>> BEGIN
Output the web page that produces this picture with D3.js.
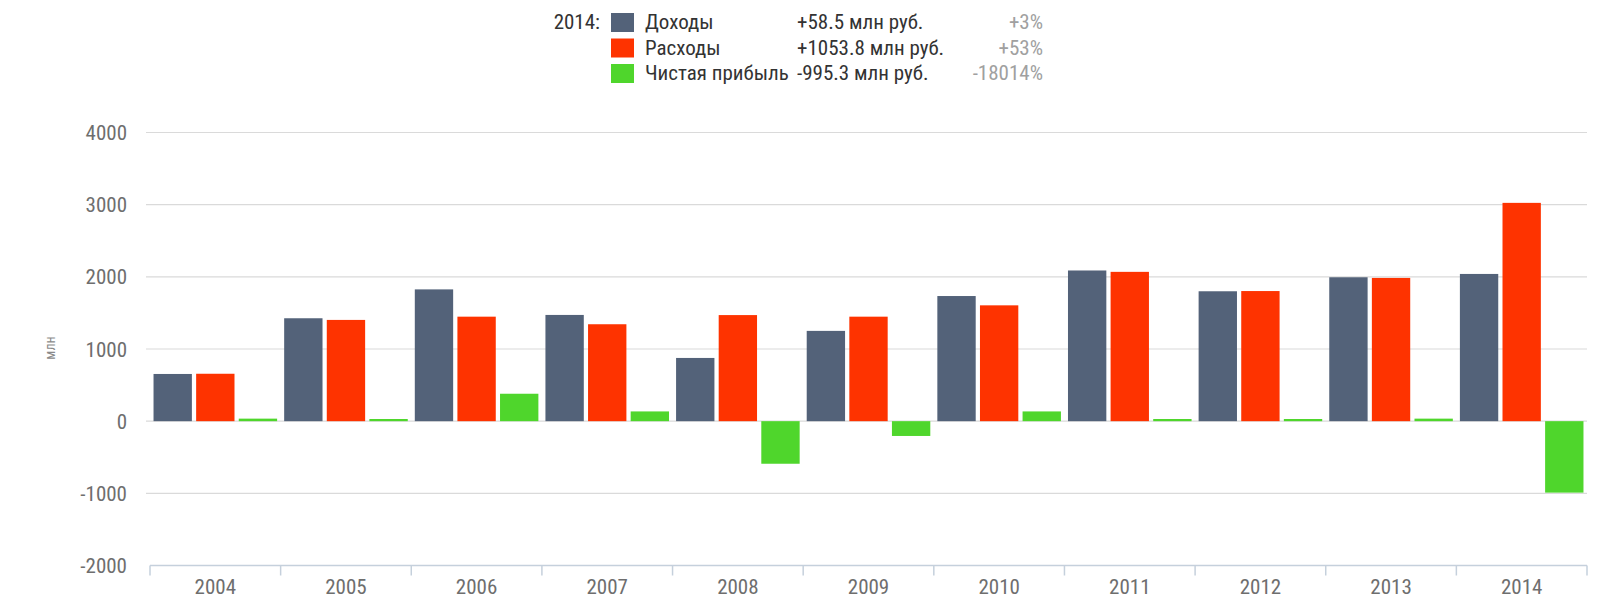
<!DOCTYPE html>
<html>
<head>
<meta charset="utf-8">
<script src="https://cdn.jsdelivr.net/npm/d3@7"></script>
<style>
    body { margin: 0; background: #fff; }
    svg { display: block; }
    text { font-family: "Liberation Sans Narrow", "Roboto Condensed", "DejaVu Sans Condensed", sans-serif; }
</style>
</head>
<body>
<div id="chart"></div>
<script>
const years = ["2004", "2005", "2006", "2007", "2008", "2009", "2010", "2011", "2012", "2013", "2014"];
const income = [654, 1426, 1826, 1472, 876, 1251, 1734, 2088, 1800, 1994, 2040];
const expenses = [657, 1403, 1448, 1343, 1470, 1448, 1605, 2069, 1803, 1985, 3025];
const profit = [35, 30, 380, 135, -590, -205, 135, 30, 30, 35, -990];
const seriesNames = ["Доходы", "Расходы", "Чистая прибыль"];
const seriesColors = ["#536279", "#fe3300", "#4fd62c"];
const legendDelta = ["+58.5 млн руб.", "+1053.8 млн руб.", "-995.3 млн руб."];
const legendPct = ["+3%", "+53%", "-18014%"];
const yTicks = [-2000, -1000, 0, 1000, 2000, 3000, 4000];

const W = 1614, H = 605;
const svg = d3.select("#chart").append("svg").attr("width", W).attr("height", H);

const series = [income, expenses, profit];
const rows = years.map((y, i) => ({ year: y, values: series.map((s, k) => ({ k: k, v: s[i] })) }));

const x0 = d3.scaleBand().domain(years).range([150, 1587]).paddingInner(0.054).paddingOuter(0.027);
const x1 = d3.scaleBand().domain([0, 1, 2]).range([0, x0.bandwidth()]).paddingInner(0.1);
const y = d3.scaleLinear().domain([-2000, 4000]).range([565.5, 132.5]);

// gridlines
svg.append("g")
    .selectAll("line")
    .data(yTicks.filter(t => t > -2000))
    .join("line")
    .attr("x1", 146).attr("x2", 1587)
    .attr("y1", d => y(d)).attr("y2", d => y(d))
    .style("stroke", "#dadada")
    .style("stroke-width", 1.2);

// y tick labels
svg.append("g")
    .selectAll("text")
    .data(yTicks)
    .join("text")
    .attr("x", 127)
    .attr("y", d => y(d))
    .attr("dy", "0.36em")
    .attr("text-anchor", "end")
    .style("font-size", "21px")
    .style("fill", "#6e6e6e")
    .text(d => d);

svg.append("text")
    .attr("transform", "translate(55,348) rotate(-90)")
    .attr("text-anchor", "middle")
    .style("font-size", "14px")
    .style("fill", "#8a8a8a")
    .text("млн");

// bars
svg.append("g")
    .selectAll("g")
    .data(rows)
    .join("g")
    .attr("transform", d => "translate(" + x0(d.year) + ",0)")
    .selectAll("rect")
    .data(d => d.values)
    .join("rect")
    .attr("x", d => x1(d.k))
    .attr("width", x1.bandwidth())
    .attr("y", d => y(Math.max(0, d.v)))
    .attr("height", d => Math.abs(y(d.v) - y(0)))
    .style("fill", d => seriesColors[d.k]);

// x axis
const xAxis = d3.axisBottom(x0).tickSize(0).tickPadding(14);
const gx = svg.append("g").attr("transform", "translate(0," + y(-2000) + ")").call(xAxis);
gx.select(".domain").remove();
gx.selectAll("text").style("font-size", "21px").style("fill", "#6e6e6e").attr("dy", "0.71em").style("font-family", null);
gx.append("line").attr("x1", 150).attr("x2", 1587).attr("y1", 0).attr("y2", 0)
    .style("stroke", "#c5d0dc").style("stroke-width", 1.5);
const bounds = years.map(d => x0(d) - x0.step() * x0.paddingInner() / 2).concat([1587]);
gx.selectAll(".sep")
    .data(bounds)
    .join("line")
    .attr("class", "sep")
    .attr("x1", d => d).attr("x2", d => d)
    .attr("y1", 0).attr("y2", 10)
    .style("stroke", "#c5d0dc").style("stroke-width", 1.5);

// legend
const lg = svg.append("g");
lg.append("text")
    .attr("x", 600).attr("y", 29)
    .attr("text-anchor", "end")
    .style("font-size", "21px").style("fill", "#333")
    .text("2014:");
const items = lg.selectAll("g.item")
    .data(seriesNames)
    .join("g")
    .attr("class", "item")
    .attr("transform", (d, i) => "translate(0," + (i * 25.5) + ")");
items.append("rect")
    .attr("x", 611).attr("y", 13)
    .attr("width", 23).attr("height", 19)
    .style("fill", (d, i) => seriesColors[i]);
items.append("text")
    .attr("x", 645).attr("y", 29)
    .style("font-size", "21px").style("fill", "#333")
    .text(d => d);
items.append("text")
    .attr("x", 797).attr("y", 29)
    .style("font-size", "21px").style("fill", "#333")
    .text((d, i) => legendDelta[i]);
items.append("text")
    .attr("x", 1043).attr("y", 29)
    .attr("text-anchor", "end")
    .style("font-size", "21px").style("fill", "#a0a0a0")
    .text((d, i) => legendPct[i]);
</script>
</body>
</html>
>> END
▸ **Work instructions**
Leaving the pictures aside, transcribe the entire listing exactly.

▸ **Response below**
Output the web page that produces this picture with D3.js.
<!DOCTYPE html>
<html>
<head>
<meta charset="utf-8">
<script src="https://cdn.jsdelivr.net/npm/d3@7"></script>
<style>
    body { margin: 0; background: #fff; }
    svg { display: block; }
    text { font-family: "Liberation Sans Narrow", "Roboto Condensed", "DejaVu Sans Condensed", sans-serif; }
</style>
</head>
<body>
<div id="chart"></div>
<script>
const years = ["2004", "2005", "2006", "2007", "2008", "2009", "2010", "2011", "2012", "2013", "2014"];
const income = [654, 1426, 1826, 1472, 876, 1251, 1734, 2088, 1800, 1994, 2040];
const expenses = [657, 1403, 1448, 1343, 1470, 1448, 1605, 2069, 1803, 1985, 3025];
const profit = [35, 30, 380, 135, -590, -205, 135, 30, 30, 35, -990];
const seriesNames = ["Доходы", "Расходы", "Чистая прибыль"];
const seriesColors = ["#536279", "#fe3300", "#4fd62c"];
const legendDelta = ["+58.5 млн руб.", "+1053.8 млн руб.", "-995.3 млн руб."];
const legendPct = ["+3%", "+53%", "-18014%"];
const yTicks = [-2000, -1000, 0, 1000, 2000, 3000, 4000];

const W = 1614, H = 605;
const svg = d3.select("#chart").append("svg").attr("width", W).attr("height", H);

const series = [income, expenses, profit];
const rows = years.map((y, i) => ({ year: y, values: series.map((s, k) => ({ k: k, v: s[i] })) }));

const x0 = d3.scaleBand().domain(years).range([150, 1587]).paddingInner(0.054).paddingOuter(0.027);
const x1 = d3.scaleBand().domain([0, 1, 2]).range([0, x0.bandwidth()]).paddingInner(0.1);
const y = d3.scaleLinear().domain([-2000, 4000]).range([565.5, 132.5]);

// gridlines
svg.append("g")
    .selectAll("line")
    .data(yTicks.filter(t => t > -2000))
    .join("line")
    .attr("x1", 146).attr("x2", 1587)
    .attr("y1", d => y(d)).attr("y2", d => y(d))
    .style("stroke", "#dadada")
    .style("stroke-width", 1.2);

// y tick labels
svg.append("g")
    .selectAll("text")
    .data(yTicks)
    .join("text")
    .attr("x", 127)
    .attr("y", d => y(d))
    .attr("dy", "0.36em")
    .attr("text-anchor", "end")
    .style("font-size", "21px")
    .style("fill", "#6e6e6e")
    .text(d => d);

svg.append("text")
    .attr("transform", "translate(55,348) rotate(-90)")
    .attr("text-anchor", "middle")
    .style("font-size", "14px")
    .style("fill", "#8a8a8a")
    .text("млн");

// bars
svg.append("g")
    .selectAll("g")
    .data(rows)
    .join("g")
    .attr("transform", d => "translate(" + x0(d.year) + ",0)")
    .selectAll("rect")
    .data(d => d.values)
    .join("rect")
    .attr("x", d => x1(d.k))
    .attr("width", x1.bandwidth())
    .attr("y", d => y(Math.max(0, d.v)))
    .attr("height", d => Math.abs(y(d.v) - y(0)))
    .style("fill", d => seriesColors[d.k]);

// x axis
const xAxis = d3.axisBottom(x0).tickSize(0).tickPadding(14);
const gx = svg.append("g").attr("transform", "translate(0," + y(-2000) + ")").call(xAxis);
gx.select(".domain").remove();
gx.selectAll("text").style("font-size", "21px").style("fill", "#6e6e6e").attr("dy", "0.71em").style("font-family", null);
gx.append("line").attr("x1", 150).attr("x2", 1587).attr("y1", 0).attr("y2", 0)
    .style("stroke", "#c5d0dc").style("stroke-width", 1.5);
const bounds = years.map(d => x0(d) - x0.step() * x0.paddingInner() / 2).concat([1587]);
gx.selectAll(".sep")
    .data(bounds)
    .join("line")
    .attr("class", "sep")
    .attr("x1", d => d).attr("x2", d => d)
    .attr("y1", 0).attr("y2", 10)
    .style("stroke", "#c5d0dc").style("stroke-width", 1.5);

// legend
const lg = svg.append("g");
lg.append("text")
    .attr("x", 600).attr("y", 29)
    .attr("text-anchor", "end")
    .style("font-size", "21px").style("fill", "#333")
    .text("2014:");
const items = lg.selectAll("g.item")
    .data(seriesNames)
    .join("g")
    .attr("class", "item")
    .attr("transform", (d, i) => "translate(0," + (i * 25.5) + ")");
items.append("rect")
    .attr("x", 611).attr("y", 13)
    .attr("width", 23).attr("height", 19)
    .style("fill", (d, i) => seriesColors[i]);
items.append("text")
    .attr("x", 645).attr("y", 29)
    .style("font-size", "21px").style("fill", "#333")
    .text(d => d);
items.append("text")
    .attr("x", 797).attr("y", 29)
    .style("font-size", "21px").style("fill", "#333")
    .text((d, i) => legendDelta[i]);
items.append("text")
    .attr("x", 1043).attr("y", 29)
    .attr("text-anchor", "end")
    .style("font-size", "21px").style("fill", "#a0a0a0")
    .text((d, i) => legendPct[i]);
</script>
</body>
</html>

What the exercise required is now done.